As of the financial year ending 31 March 2022, the estate was valued at £652.8 million. The net income of the duchy is paid to the reigning sovereign, and amounted to £25.2 million in 2025-26. As the duchy is an inalienable asset of the Crown held in trust for future sovereigns, the current sovereign is not entitled to the portfolio's capital or capital profits. The Duchy of Lancaster is not subject to tax, but the monarch has voluntarily paid both income and capital gains tax since 1993.

Revenue surplus or income from the Duchy of Lancaster has increased considerably over time. In 1952, the surplus was £100,000 a year.
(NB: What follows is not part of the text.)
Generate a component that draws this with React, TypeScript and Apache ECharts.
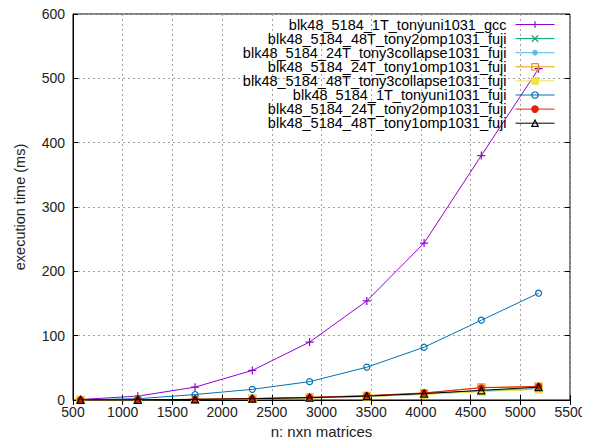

Almost 50 years later in 2000, the revenue surplus had increased to £5.8M. In 2010, the revenue surplus stood at £13.2M, and by 2017, the surplus had grown to £19.2M.

==Scandal==

In October 2024, an investigation by The Sunday Times and Channel 4's Dispatches reported that the royal family profited from the NHS through a 15-year lease signed in 2023 by the duchy, which charged Guy's and St Thomas' NHS Foundation Trust £829,000 annually for a central London warehouse. This arrangement raised concerns about financial transparency. Critics, including Edward Leigh and Margaret Hodge, called for the royal duchies to pay corporation tax and condemned the monarchy for profiting from public services. The royal income sources included the Sovereign Grant, the Duchy of Lancaster, and the Duchy of Cornwall, which together generate significant revenue and enjoy favorable tax status. The investigation also highlighted fees charged for military training and mooring rights on royal properties, with both duchies asserting they operated as commercial entities in compliance with disclosure requirements while emphasizing commitments to sustainability and community support.